----- Dataset excerpt

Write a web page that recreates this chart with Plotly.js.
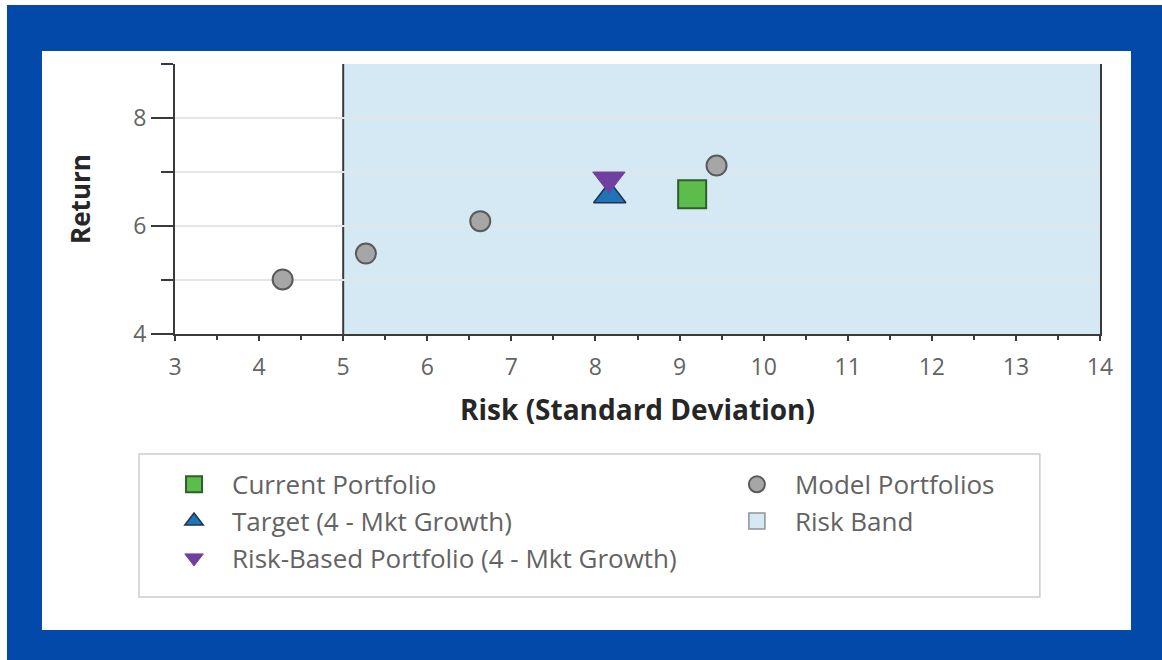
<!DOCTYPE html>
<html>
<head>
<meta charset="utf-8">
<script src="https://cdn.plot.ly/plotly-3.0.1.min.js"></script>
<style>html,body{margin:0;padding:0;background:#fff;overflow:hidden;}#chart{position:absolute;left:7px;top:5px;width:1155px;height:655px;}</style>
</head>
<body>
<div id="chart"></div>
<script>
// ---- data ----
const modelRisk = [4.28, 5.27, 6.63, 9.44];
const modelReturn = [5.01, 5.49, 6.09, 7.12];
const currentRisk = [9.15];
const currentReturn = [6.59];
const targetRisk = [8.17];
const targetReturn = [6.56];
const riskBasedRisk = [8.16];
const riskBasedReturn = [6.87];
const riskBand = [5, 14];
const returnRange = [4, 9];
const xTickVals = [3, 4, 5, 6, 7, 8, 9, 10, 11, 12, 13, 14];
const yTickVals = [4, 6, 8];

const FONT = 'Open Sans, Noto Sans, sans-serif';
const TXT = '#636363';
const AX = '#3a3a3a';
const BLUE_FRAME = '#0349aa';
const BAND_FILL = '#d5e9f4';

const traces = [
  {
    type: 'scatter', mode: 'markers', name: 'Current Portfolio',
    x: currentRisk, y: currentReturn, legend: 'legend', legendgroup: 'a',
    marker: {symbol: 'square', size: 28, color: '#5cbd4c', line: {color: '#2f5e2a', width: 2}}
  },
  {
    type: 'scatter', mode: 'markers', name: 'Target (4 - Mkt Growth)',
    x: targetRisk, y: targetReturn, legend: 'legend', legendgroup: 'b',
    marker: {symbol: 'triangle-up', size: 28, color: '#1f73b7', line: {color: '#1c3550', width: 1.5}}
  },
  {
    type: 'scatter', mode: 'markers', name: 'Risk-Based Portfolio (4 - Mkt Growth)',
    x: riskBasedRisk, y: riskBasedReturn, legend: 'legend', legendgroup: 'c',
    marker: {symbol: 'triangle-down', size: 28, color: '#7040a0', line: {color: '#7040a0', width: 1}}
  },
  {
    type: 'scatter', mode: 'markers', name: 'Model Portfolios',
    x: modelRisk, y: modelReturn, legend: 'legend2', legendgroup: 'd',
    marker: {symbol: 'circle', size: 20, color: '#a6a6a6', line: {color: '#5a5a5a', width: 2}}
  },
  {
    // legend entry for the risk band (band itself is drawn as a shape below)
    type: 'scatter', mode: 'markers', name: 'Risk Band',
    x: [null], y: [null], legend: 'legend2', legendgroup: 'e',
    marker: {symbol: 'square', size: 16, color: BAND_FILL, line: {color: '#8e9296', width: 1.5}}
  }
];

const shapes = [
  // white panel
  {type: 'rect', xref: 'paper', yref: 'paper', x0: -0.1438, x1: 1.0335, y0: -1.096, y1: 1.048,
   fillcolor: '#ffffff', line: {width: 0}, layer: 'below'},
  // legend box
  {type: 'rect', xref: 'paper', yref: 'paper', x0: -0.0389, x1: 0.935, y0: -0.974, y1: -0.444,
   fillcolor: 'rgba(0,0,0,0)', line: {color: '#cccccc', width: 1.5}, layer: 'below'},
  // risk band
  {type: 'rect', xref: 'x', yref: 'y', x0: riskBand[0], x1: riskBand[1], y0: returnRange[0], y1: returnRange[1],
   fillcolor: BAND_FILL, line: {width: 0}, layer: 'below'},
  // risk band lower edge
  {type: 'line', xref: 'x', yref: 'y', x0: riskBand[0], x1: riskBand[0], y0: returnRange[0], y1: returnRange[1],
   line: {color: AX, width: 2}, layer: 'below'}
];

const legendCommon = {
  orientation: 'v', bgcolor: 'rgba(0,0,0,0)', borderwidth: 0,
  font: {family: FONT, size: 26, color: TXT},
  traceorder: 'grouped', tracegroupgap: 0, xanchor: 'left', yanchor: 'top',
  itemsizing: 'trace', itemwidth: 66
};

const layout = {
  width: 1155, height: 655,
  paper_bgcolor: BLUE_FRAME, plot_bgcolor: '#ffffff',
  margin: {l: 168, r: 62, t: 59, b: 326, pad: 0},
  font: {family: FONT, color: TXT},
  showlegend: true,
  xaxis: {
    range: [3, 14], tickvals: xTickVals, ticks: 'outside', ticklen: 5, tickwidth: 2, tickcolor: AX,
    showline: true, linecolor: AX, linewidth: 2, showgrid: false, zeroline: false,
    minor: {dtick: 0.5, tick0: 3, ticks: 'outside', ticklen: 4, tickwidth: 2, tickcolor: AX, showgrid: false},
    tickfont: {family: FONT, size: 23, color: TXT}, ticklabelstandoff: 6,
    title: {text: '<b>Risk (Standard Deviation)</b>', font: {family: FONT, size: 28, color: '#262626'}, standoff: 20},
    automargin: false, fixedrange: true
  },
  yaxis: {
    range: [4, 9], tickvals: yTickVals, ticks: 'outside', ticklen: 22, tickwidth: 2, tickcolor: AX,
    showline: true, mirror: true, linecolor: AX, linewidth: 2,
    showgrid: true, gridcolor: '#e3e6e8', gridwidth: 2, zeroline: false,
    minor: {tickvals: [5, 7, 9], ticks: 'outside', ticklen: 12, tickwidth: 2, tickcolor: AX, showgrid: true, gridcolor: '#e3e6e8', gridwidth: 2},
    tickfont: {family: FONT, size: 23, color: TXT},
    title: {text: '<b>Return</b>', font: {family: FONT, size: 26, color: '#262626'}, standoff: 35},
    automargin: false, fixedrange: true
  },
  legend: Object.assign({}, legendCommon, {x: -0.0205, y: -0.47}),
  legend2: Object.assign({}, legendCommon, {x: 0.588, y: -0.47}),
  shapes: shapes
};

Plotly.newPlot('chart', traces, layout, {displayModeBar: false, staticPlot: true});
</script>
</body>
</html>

----------

Set problem:
Print the complete listing exactly as it stands, without its pictures.

Final result:
Write a web page that recreates this chart with Plotly.js.
<!DOCTYPE html>
<html>
<head>
<meta charset="utf-8">
<script src="https://cdn.plot.ly/plotly-3.0.1.min.js"></script>
<style>html,body{margin:0;padding:0;background:#fff;overflow:hidden;}#chart{position:absolute;left:7px;top:5px;width:1155px;height:655px;}</style>
</head>
<body>
<div id="chart"></div>
<script>
// ---- data ----
const modelRisk = [4.28, 5.27, 6.63, 9.44];
const modelReturn = [5.01, 5.49, 6.09, 7.12];
const currentRisk = [9.15];
const currentReturn = [6.59];
const targetRisk = [8.17];
const targetReturn = [6.56];
const riskBasedRisk = [8.16];
const riskBasedReturn = [6.87];
const riskBand = [5, 14];
const returnRange = [4, 9];
const xTickVals = [3, 4, 5, 6, 7, 8, 9, 10, 11, 12, 13, 14];
const yTickVals = [4, 6, 8];

const FONT = 'Open Sans, Noto Sans, sans-serif';
const TXT = '#636363';
const AX = '#3a3a3a';
const BLUE_FRAME = '#0349aa';
const BAND_FILL = '#d5e9f4';

const traces = [
  {
    type: 'scatter', mode: 'markers', name: 'Current Portfolio',
    x: currentRisk, y: currentReturn, legend: 'legend', legendgroup: 'a',
    marker: {symbol: 'square', size: 28, color: '#5cbd4c', line: {color: '#2f5e2a', width: 2}}
  },
  {
    type: 'scatter', mode: 'markers', name: 'Target (4 - Mkt Growth)',
    x: targetRisk, y: targetReturn, legend: 'legend', legendgroup: 'b',
    marker: {symbol: 'triangle-up', size: 28, color: '#1f73b7', line: {color: '#1c3550', width: 1.5}}
  },
  {
    type: 'scatter', mode: 'markers', name: 'Risk-Based Portfolio (4 - Mkt Growth)',
    x: riskBasedRisk, y: riskBasedReturn, legend: 'legend', legendgroup: 'c',
    marker: {symbol: 'triangle-down', size: 28, color: '#7040a0', line: {color: '#7040a0', width: 1}}
  },
  {
    type: 'scatter', mode: 'markers', name: 'Model Portfolios',
    x: modelRisk, y: modelReturn, legend: 'legend2', legendgroup: 'd',
    marker: {symbol: 'circle', size: 20, color: '#a6a6a6', line: {color: '#5a5a5a', width: 2}}
  },
  {
    // legend entry for the risk band (band itself is drawn as a shape below)
    type: 'scatter', mode: 'markers', name: 'Risk Band',
    x: [null], y: [null], legend: 'legend2', legendgroup: 'e',
    marker: {symbol: 'square', size: 16, color: BAND_FILL, line: {color: '#8e9296', width: 1.5}}
  }
];

const shapes = [
  // white panel
  {type: 'rect', xref: 'paper', yref: 'paper', x0: -0.1438, x1: 1.0335, y0: -1.096, y1: 1.048,
   fillcolor: '#ffffff', line: {width: 0}, layer: 'below'},
  // legend box
  {type: 'rect', xref: 'paper', yref: 'paper', x0: -0.0389, x1: 0.935, y0: -0.974, y1: -0.444,
   fillcolor: 'rgba(0,0,0,0)', line: {color: '#cccccc', width: 1.5}, layer: 'below'},
  // risk band
  {type: 'rect', xref: 'x', yref: 'y', x0: riskBand[0], x1: riskBand[1], y0: returnRange[0], y1: returnRange[1],
   fillcolor: BAND_FILL, line: {width: 0}, layer: 'below'},
  // risk band lower edge
  {type: 'line', xref: 'x', yref: 'y', x0: riskBand[0], x1: riskBand[0], y0: returnRange[0], y1: returnRange[1],
   line: {color: AX, width: 2}, layer: 'below'}
];

const legendCommon = {
  orientation: 'v', bgcolor: 'rgba(0,0,0,0)', borderwidth: 0,
  font: {family: FONT, size: 26, color: TXT},
  traceorder: 'grouped', tracegroupgap: 0, xanchor: 'left', yanchor: 'top',
  itemsizing: 'trace', itemwidth: 66
};

const layout = {
  width: 1155, height: 655,
  paper_bgcolor: BLUE_FRAME, plot_bgcolor: '#ffffff',
  margin: {l: 168, r: 62, t: 59, b: 326, pad: 0},
  font: {family: FONT, color: TXT},
  showlegend: true,
  xaxis: {
    range: [3, 14], tickvals: xTickVals, ticks: 'outside', ticklen: 5, tickwidth: 2, tickcolor: AX,
    showline: true, linecolor: AX, linewidth: 2, showgrid: false, zeroline: false,
    minor: {dtick: 0.5, tick0: 3, ticks: 'outside', ticklen: 4, tickwidth: 2, tickcolor: AX, showgrid: false},
    tickfont: {family: FONT, size: 23, color: TXT}, ticklabelstandoff: 6,
    title: {text: '<b>Risk (Standard Deviation)</b>', font: {family: FONT, size: 28, color: '#262626'}, standoff: 20},
    automargin: false, fixedrange: true
  },
  yaxis: {
    range: [4, 9], tickvals: yTickVals, ticks: 'outside', ticklen: 22, tickwidth: 2, tickcolor: AX,
    showline: true, mirror: true, linecolor: AX, linewidth: 2,
    showgrid: true, gridcolor: '#e3e6e8', gridwidth: 2, zeroline: false,
    minor: {tickvals: [5, 7, 9], ticks: 'outside', ticklen: 12, tickwidth: 2, tickcolor: AX, showgrid: true, gridcolor: '#e3e6e8', gridwidth: 2},
    tickfont: {family: FONT, size: 23, color: TXT},
    title: {text: '<b>Return</b>', font: {family: FONT, size: 26, color: '#262626'}, standoff: 35},
    automargin: false, fixedrange: true
  },
  legend: Object.assign({}, legendCommon, {x: -0.0205, y: -0.47}),
  legend2: Object.assign({}, legendCommon, {x: 0.588, y: -0.47}),
  shapes: shapes
};

Plotly.newPlot('chart', traces, layout, {displayModeBar: false, staticPlot: true});
</script>
</body>
</html>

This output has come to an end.